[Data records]
** start **

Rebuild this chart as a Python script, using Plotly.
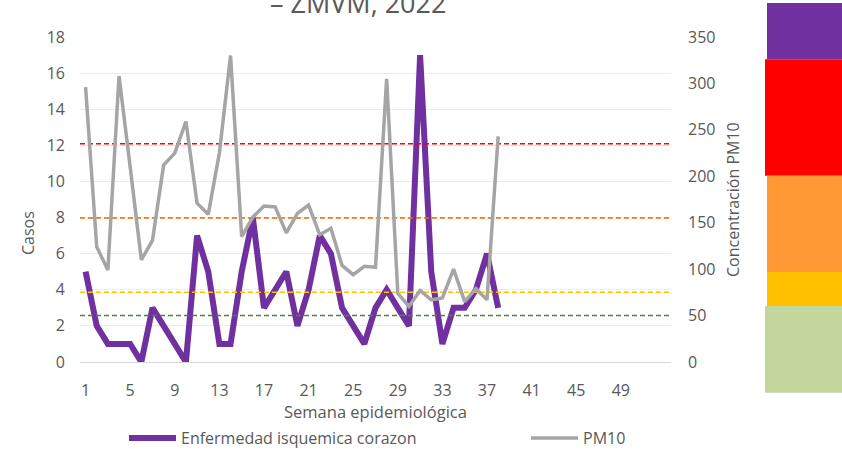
import plotly.graph_objects as go

weeks = list(range(1, 39))
casos = [5, 2, 1, 1, 1, 0, 3, 2, 1, 0, 7, 5, 1, 1, 5, 8, 3, 4, 5, 2,
         4, 7, 6, 3, 2, 1, 3, 4, 3, 2, 17, 5, 1, 3, 3, 4, 6, 3]
pm10 = [296, 124, 99, 308, 210, 110, 131, 212, 225, 259, 171, 159, 225, 330, 135, 156, 168, 167, 139, 160,
        169, 137, 144, 104, 94, 103, 102, 305, 74, 60, 77, 67, 69, 100, 65, 79, 67, 243]
x_ticks = list(range(1, 50, 4))
umbrales = [50, 75, 155, 235]
umbral_colores = ["#548235", "#FFC000", "#E46C0A", "#FF0000"]

FONT = "Open Sans"
GRAY = "#595959"
L, R, T, B = 80, 171, 37, 87
W, H = 842, 449
PW, PH = W - L - R, H - T - B


def px(x):
    return (x - L) / PW


def py(y):
    return (H - B - y) / PH


fig = go.Figure()

for v, c in zip(umbrales, umbral_colores):
    fig.add_trace(go.Scatter(x=[0.5, 53.5], y=[v, v], yaxis="y2", mode="lines",
                             line=dict(color=c, width=1.5, dash="5px,3px"),
                             showlegend=False, hoverinfo="skip"))

fig.add_trace(go.Scatter(x=weeks, y=casos, name="Enfermedad isquemica corazon",
                         mode="lines", line=dict(color="#7030A0", width=6),
                         legend="legend"))
fig.add_trace(go.Scatter(x=weeks, y=pm10, name="PM10", yaxis="y2",
                         mode="lines", line=dict(color="#A5A5A5", width=3.5),
                         legend="legend2"))

# colour scale image on the right
bands = [
    (767, 3, 59.3, "#7030A0"),
    (765, 59.3, 175.7, "#FF0000"),
    (767, 175.7, 272, "#FF9933"),
    (767, 272, 306, "#FFC000"),
    (765, 306, 392.7, "#C3D69B"),
]
shapes = []
for x0, y0, y1, c in bands:
    shapes.append(dict(type="rect", xref="paper", yref="paper",
                       x0=px(x0), x1=px(850), y0=py(y1), y1=py(y0),
                       fillcolor=c, line=dict(width=0), layer="above"))

annotations = [
    dict(text="– ZMVM, 2022", x=px(358), y=py(23), xref="paper", yref="paper",
         xanchor="center", yanchor="bottom", showarrow=False,
         font=dict(family=FONT, size=27, color=GRAY)),
    dict(text="Casos", x=px(28), y=py(233), xref="paper", yref="paper",
         textangle=-90, showarrow=False, xanchor="center", yanchor="middle",
         font=dict(family=FONT, size=16, color=GRAY)),
    dict(text="Concentración PM10", x=px(733), y=py(200), xref="paper", yref="paper",
         textangle=-90, showarrow=False, xanchor="center", yanchor="middle",
         font=dict(family=FONT, size=16, color=GRAY)),
    dict(text="Semana epidemiológica", x=px(375), y=py(411), xref="paper", yref="paper",
         showarrow=False, xanchor="center", yanchor="middle",
         font=dict(family=FONT, size=16.5, color=GRAY)),
]

leg_common = dict(orientation="h", yanchor="middle", xanchor="left",
                  font=dict(family=FONT, size=16, color=GRAY),
                  bgcolor="rgba(0,0,0,0)", itemwidth=47)

fig.update_layout(
    width=W, height=H,
    margin=dict(l=L, r=R, t=T, b=B, autoexpand=False),
    paper_bgcolor="white", plot_bgcolor="white",
    font=dict(family=FONT, size=16, color=GRAY),
    xaxis=dict(range=[0.5, 53.5], tickmode="array", tickvals=x_ticks,
               showgrid=False, zeroline=False, showline=True, linecolor="#D9D9D9",
               linewidth=1, ticks="", ticklabelstandoff=14,
               tickfont=dict(family=FONT, size=16, color=GRAY)),
    yaxis=dict(range=[0, 18], dtick=2, showgrid=True, gridcolor="#EBEBEB",
               zeroline=False, ticks="", ticklabelstandoff=14,
               tickfont=dict(family=FONT, size=16, color=GRAY)),
    yaxis2=dict(range=[0, 350], dtick=50, overlaying="y", side="right",
                showgrid=False, zeroline=False, ticks="", ticklabelstandoff=16,
                tickfont=dict(family=FONT, size=16, color=GRAY)),
    legend=dict(x=px(124), y=py(438), **leg_common),
    legend2=dict(x=px(526), y=py(438), **leg_common),
    shapes=shapes,
    annotations=annotations,
)

fig.write_html("out.html", config={"displayModeBar": False},
               post_script="document.body.style.margin='0';document.body.style.overflow='hidden';")
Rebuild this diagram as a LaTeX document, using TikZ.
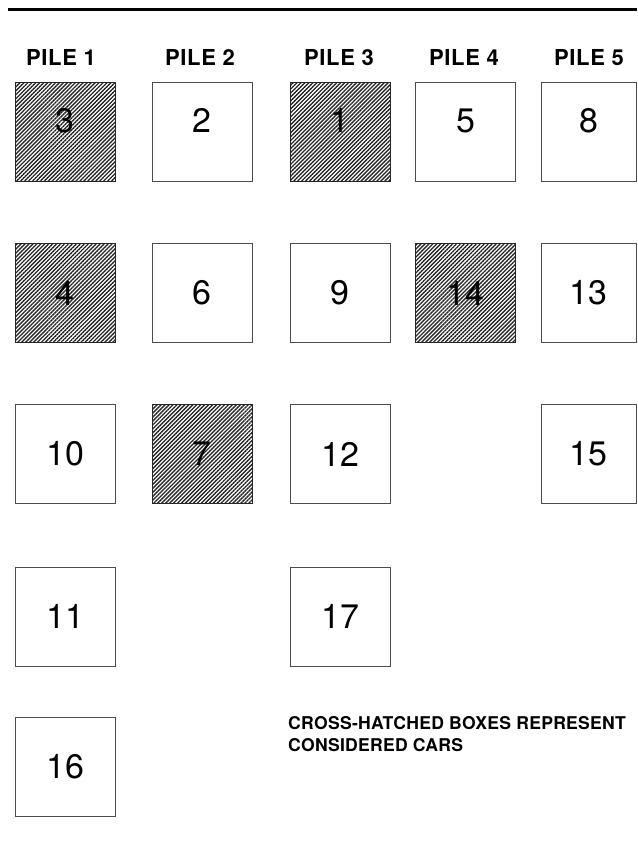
\documentclass[tikz,border=0pt]{standalone}
\usepackage{fontspec}
\setmainfont{TeX Gyre Heros}
\newfontfamily\pilefont[LetterSpace=3]{TeX Gyre Heros}
\newfontfamily\notefont[LetterSpace=1.5]{TeX Gyre Heros}
\usetikzlibrary{patterns.meta}

\begin{document}
\begin{tikzpicture}[
  x=1pt, y=-1pt,
  car/.style={draw=black!70, line width=0.9pt, minimum width=100pt,
              minimum height=99pt, inner sep=0pt,
              font=\fontsize{34}{34}\selectfont},
  hcar/.style={car, draw=black!85,
               pattern={Lines[angle=45,distance=2.8pt,line width=1.35pt]},
               pattern color=black!85},
  firstrow/.style={text depth=22pt},
  lastpile/.style={minimum width=95pt},
  pile/.style={anchor=base, inner sep=0pt,
               font=\pilefont\fontsize{22}{22}\selectfont\bfseries},
  note/.style={anchor=north west, inner sep=0pt, align=left,
               font=\notefont\fontsize{17.6}{22}\selectfont\bfseries}
]
  \useasboundingbox (0,0) rectangle (637,851);
  \draw[line width=3pt] (8,9.5) -- (637,9.5);

  % pile headings
  \node[pile] (p1) at (61,66)    {PILE 1};
  \node[pile] (p2) at (200,66)   {PILE 2};
  \node[pile] (p3) at (339,66)   {PILE 3};
  \node[pile] (p4) at (464,66)   {PILE 4};
  \node[pile] (p5) at (589,66)   {PILE 5};

  % row 1
  \node[hcar,firstrow] (c3)  at (65,131.5)    {3};
  \node[car,firstrow]  (c2)  at (202,131.5)   {2};
  \node[hcar,firstrow] (c1)  at (340,131.5)   {1};
  \node[car,firstrow]  (c5)  at (465.5,131.5) {5};
  \node[car,firstrow,lastpile] (c8) at (588.5,131.5) {8};
  % row 2
  \node[hcar] (c4)  at (65,293)    {4};
  \node[car]  (c6)  at (202,293)   {6};
  \node[car]  (c9)  at (340,293)   {9};
  \node[hcar] (c14) at (465.5,293) {14};
  \node[car,lastpile] (c13) at (588.5,293) {13};
  % row 3
  \node[car]  (c10) at (65,454)    {10};
  \node[hcar] (c7)  at (202,454)   {7};
  \node[car]  (c12) at (340,454)   {12};
  \node[car,lastpile] (c15) at (588.5,454) {15};
  % row 4 and 5
  \node[car]  (c11) at (65,616.5)  {11};
  \node[car]  (c17) at (340,616.5) {17};
  \node[car]  (c16) at (65,766.5)  {16};

  \node[note] (key) at (288,716.5)
    {CROSS-HATCHED BOXES REPRESENT\\CONSIDERED CARS};
\end{tikzpicture}
\end{document}
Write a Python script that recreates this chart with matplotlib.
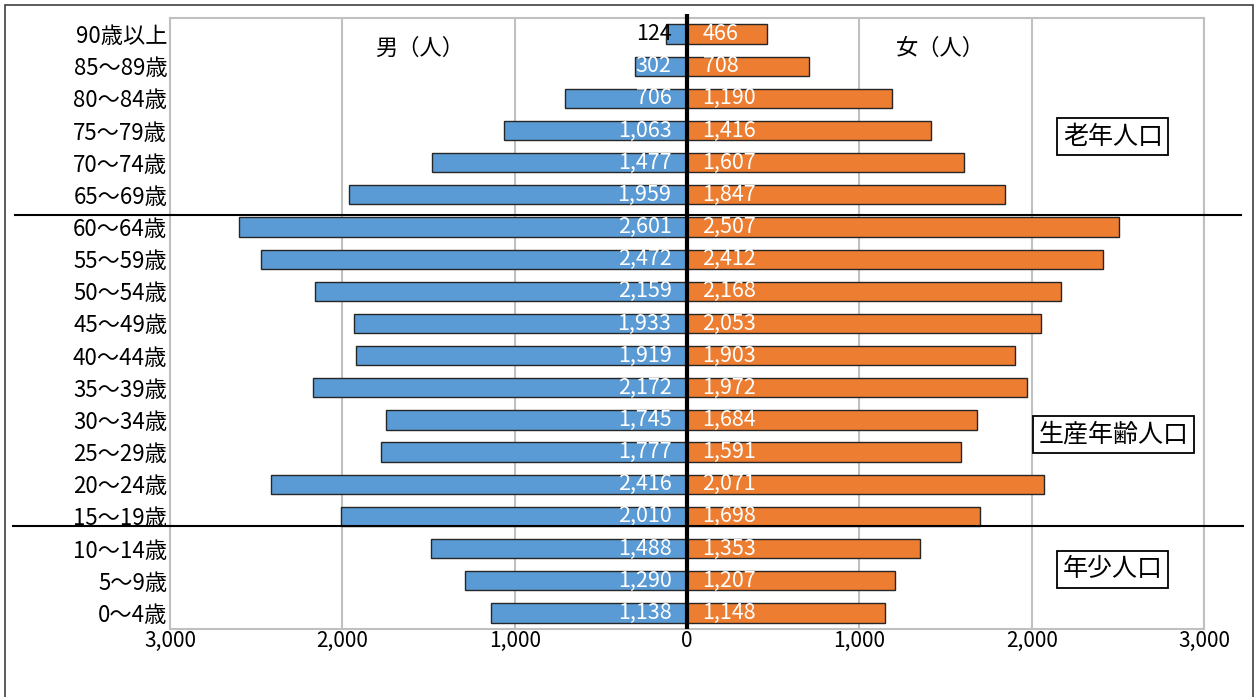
import numpy as np
import matplotlib.pyplot as plt
from matplotlib.patches import Rectangle
from matplotlib.transforms import blended_transform_factory
from matplotlib.ticker import FuncFormatter

plt.rcParams['font.family'] = ['Noto Sans CJK JP', 'DejaVu Sans']

ages = ["90歳以上", "85～89歳", "80～84歳", "75～79歳", "70～74歳", "65～69歳",
        "60～64歳", "55～59歳", "50～54歳", "45～49歳", "40～44歳", "35～39歳",
        "30～34歳", "25～29歳", "20～24歳", "15～19歳", "10～14歳", "5～9歳", "0～4歳"]
male = [124, 302, 706, 1063, 1477, 1959, 2601, 2472, 2159, 1933,
        1919, 2172, 1745, 1777, 2416, 2010, 1488, 1290, 1138]
female = [466, 708, 1190, 1416, 1607, 1847, 2507, 2412, 2168, 2053,
          1903, 1972, 1684, 1591, 2071, 1698, 1353, 1207, 1148]
x_ticks = [-3000, -2000, -1000, 0, 1000, 2000, 3000]

BLUE = "#5B9BD5"
ORANGE = "#ED7D31"
GRID = "#C0C0C0"

fig = plt.figure(figsize=(12.58, 6.97), dpi=100)
ax = fig.add_axes([0.1351, 0.0976, 0.822, 0.8766])

y = np.arange(len(ages))
ax.barh(y, -np.array(male), height=0.6, color=BLUE, edgecolor="#262626",
        linewidth=1, zorder=3)
ax.barh(y, female, height=0.6, color=ORANGE, edgecolor="#262626",
        linewidth=1, zorder=3)

ax.set_xlim(-3000, 3000)
ax.set_ylim(len(ages) - 0.5, -0.5)
ax.set_yticks(y)
ax.set_yticklabels(ages, fontsize=16)
ax.set_xticks(x_ticks)
ax.xaxis.set_major_formatter(FuncFormatter(lambda v, p: f"{abs(int(v)):,}"))
ax.tick_params(axis="x", labelsize=15, length=0, pad=1)
ax.tick_params(axis="y", length=0, pad=2)

ax.grid(axis="x", color=GRID, linewidth=1.5, zorder=0)
for s in ax.spines.values():
    s.set_color(GRID)
    s.set_linewidth(1.5)

# value labels near the centre line
for i, (m, f) in enumerate(zip(male, female)):
    mc = "black" if m < 200 else "white"
    ax.text(-90, i, f"{m:,}", ha="right", va="center", fontsize=15.5,
            color=mc, zorder=5)
    ax.text(90, i, f"{f:,}", ha="left", va="center", fontsize=15.5,
            color="white", zorder=5)

# centre axis line
ax.plot([0, 0], [-0.62, len(ages) - 0.5], color="black", linewidth=3,
        clip_on=False, zorder=6, solid_capstyle="butt")

# group separator lines across the whole figure
tr = blended_transform_factory(fig.transFigure, ax.transData)
ax.plot([15 / 1258, 1241 / 1258], [5.625, 5.625], color="black", lw=1.5,
        transform=tr, clip_on=False, zorder=7)
ax.plot([13 / 1258, 1243 / 1258], [15.3, 15.3], color="black", lw=1.5,
        transform=tr, clip_on=False, zorder=7)

ax.text(-1550, 0.45, "男（人）", ha="center", va="center", fontsize=16)
ax.text(1470, 0.45, "女（人）", ha="center", va="center", fontsize=16)

box = dict(boxstyle="square,pad=0.22", facecolor="white", edgecolor="black",
           linewidth=1.3)
ax.text(2470, 3.2, "老年人口", ha="center", va="center", fontsize=18,
        bbox=box, zorder=8)
ax.text(2475, 12.45, "生産年齢人口", ha="center", va="center", fontsize=18,
        bbox=box, zorder=8)
ax.text(2470, 16.65, "年少人口", ha="center", va="center", fontsize=18,
        bbox=box, zorder=8)

# outer frame
fig.patches.append(Rectangle((5 / 1258, -0.02), 1248 / 1258, 1.02 - 5 / 697,
                             transform=fig.transFigure, fill=False,
                             edgecolor="#404040", linewidth=1.2))

fig.savefig("out.png", dpi=100)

** end **

- _Required work_: Would you restate, exactly and with no pictures, the lines of the entries above from the one containing "Write a Python" through the one containing "from matplotlib.ticker import FuncFormatter"?

- _Reply_:
Write a Python script that recreates this chart with matplotlib.
import numpy as np
import matplotlib.pyplot as plt
from matplotlib.patches import Rectangle
from matplotlib.transforms import blended_transform_factory
from matplotlib.ticker import FuncFormatter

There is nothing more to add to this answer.